[AIM] Begin with the first line of the material and copy each line word for word through the line that contains "plt.rcParams['font.family'] = ['Liberation"; the pictures are left out.

[DATASET SECTION]
....

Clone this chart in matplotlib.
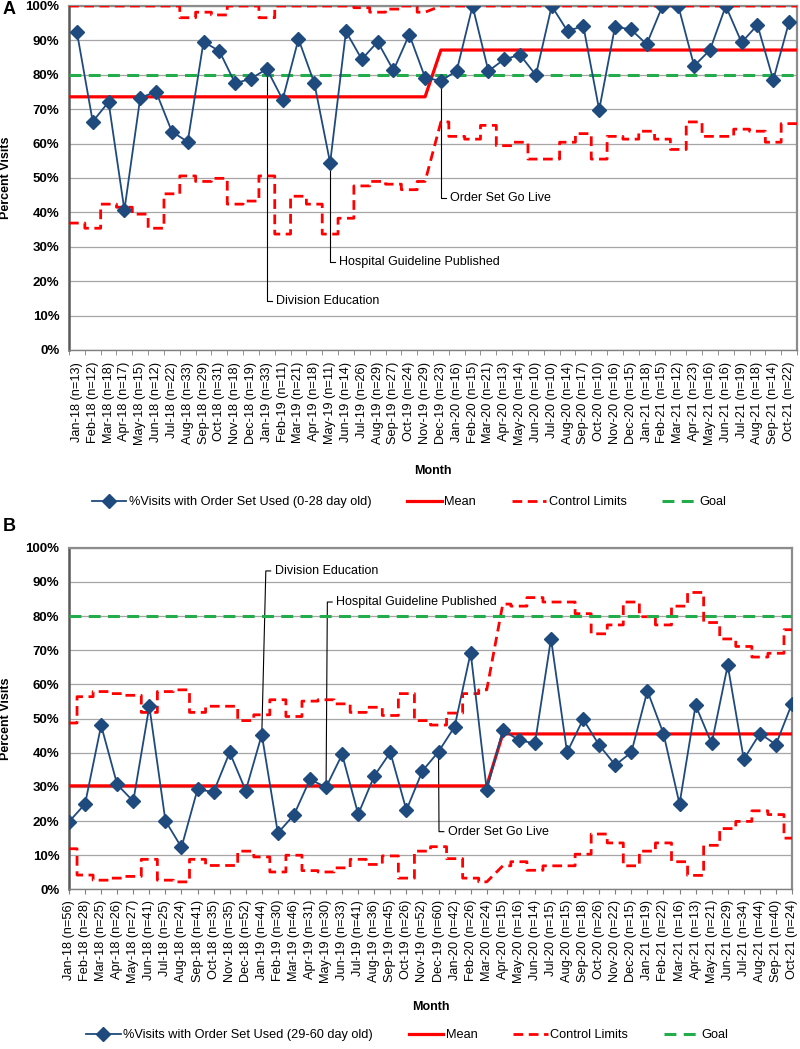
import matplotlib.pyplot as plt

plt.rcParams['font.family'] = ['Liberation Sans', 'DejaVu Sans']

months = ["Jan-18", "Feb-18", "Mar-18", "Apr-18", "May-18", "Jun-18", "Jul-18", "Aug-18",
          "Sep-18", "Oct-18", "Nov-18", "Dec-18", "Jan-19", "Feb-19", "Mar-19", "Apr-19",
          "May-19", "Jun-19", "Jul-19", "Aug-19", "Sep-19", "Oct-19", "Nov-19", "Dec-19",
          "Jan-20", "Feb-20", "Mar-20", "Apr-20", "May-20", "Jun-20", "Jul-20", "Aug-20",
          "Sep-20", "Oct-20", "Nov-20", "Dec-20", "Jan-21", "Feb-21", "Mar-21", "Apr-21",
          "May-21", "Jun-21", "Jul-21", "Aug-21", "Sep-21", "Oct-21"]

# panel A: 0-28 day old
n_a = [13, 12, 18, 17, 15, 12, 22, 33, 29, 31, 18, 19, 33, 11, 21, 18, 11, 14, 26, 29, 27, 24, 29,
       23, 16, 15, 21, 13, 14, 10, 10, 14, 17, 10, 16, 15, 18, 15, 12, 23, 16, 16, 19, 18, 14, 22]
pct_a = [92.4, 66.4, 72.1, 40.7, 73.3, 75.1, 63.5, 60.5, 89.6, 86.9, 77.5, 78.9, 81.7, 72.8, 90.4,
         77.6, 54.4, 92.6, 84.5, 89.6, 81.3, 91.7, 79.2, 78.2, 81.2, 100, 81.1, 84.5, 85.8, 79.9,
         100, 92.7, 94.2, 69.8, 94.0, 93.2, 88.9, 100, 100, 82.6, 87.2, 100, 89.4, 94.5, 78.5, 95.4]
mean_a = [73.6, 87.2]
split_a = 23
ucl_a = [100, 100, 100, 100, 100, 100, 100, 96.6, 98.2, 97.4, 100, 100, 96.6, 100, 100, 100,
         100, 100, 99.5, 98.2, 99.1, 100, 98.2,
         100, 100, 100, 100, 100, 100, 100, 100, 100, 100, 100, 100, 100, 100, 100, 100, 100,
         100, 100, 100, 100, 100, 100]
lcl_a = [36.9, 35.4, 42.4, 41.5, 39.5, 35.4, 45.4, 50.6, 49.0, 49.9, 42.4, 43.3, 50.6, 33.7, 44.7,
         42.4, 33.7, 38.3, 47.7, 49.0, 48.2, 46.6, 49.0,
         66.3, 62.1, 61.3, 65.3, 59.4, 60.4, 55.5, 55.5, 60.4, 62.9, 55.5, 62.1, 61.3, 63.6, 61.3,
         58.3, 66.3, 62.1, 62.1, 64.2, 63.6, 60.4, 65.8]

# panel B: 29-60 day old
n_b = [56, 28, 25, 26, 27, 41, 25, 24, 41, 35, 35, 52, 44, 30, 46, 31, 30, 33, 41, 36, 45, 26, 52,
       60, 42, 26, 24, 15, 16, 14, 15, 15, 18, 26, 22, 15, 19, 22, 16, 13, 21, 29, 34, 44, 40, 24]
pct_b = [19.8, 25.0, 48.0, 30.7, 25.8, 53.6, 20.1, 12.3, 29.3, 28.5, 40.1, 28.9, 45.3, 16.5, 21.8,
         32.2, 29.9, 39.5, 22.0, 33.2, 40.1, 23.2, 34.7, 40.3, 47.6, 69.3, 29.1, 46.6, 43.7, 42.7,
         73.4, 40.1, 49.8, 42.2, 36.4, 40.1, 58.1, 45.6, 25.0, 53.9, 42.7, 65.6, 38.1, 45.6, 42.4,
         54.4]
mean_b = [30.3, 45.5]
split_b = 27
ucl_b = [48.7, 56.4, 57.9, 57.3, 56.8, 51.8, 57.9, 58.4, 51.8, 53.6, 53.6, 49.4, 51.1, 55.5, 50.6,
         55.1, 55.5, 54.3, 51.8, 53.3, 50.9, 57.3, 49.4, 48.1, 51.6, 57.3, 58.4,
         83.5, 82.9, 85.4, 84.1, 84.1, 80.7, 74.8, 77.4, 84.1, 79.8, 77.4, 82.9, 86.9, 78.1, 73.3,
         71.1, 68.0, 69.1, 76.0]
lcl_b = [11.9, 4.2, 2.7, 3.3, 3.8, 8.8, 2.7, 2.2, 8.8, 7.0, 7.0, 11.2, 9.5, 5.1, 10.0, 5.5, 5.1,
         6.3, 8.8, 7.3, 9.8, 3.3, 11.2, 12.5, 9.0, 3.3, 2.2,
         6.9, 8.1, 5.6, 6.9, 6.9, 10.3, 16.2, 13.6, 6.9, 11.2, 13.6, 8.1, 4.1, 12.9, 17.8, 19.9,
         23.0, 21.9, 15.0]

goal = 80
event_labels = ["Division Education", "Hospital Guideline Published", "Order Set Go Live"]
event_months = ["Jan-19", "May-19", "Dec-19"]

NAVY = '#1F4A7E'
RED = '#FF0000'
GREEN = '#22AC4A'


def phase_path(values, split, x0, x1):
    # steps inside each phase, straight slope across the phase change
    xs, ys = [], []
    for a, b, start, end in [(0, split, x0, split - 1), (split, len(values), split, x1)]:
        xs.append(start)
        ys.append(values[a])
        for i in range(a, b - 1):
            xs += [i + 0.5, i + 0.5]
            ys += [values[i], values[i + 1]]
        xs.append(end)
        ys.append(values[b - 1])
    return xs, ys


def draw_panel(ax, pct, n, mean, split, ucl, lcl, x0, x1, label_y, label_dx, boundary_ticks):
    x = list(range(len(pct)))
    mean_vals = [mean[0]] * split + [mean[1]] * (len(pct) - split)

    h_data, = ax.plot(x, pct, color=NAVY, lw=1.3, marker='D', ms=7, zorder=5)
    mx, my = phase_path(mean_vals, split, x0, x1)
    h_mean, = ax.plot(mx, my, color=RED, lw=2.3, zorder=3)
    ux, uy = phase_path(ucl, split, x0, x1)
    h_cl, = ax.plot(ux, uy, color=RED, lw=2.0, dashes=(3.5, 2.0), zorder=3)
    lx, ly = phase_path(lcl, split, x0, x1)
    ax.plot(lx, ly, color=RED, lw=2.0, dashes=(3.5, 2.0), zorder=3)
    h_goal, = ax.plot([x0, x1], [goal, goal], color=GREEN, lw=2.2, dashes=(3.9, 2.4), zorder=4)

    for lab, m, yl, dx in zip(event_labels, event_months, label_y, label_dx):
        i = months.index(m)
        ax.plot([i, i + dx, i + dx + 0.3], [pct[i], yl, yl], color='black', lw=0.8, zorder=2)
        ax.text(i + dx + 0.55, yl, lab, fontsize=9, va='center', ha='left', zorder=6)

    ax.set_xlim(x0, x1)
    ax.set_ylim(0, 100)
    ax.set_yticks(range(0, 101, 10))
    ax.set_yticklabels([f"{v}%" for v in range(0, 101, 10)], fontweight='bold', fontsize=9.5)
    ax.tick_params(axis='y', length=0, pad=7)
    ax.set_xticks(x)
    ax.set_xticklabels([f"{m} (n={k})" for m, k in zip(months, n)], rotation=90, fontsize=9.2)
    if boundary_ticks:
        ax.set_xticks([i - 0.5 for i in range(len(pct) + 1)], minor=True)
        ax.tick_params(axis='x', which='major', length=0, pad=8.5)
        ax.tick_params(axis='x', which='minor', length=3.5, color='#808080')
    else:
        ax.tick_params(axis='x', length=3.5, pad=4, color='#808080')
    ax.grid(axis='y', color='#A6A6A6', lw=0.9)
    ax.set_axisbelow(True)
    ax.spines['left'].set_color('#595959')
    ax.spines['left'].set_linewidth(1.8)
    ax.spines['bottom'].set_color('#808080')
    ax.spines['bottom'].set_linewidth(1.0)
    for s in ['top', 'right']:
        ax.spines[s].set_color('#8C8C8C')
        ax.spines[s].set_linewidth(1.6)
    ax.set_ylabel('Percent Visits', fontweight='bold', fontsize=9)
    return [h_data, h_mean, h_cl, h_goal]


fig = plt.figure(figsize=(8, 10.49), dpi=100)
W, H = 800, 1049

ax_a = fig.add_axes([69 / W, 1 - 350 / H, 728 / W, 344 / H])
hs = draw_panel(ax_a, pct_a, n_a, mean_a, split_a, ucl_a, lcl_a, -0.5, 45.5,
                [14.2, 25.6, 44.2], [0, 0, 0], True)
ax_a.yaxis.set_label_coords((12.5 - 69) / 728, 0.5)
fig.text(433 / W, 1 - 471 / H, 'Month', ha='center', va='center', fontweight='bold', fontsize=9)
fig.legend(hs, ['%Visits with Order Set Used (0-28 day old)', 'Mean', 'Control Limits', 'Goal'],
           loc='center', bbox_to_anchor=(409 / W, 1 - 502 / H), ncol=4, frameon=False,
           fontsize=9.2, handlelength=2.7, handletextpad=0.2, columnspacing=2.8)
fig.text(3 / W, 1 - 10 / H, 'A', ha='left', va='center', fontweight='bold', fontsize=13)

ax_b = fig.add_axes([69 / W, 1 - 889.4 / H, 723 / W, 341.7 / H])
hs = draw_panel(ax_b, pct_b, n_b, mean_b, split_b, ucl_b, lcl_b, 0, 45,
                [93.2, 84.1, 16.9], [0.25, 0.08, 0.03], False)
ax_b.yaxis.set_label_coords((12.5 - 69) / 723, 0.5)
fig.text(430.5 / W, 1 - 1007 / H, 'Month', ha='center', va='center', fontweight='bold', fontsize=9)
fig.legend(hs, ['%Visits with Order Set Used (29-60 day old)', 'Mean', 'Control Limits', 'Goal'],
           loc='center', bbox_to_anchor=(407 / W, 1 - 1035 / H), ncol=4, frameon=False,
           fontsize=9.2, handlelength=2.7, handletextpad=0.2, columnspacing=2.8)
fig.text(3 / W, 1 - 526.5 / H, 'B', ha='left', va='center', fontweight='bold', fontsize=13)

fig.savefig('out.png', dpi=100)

....

[TASK RESULT]
Clone this chart in matplotlib.
import matplotlib.pyplot as plt

plt.rcParams['font.family'] = ['Liberation Sans', 'DejaVu Sans']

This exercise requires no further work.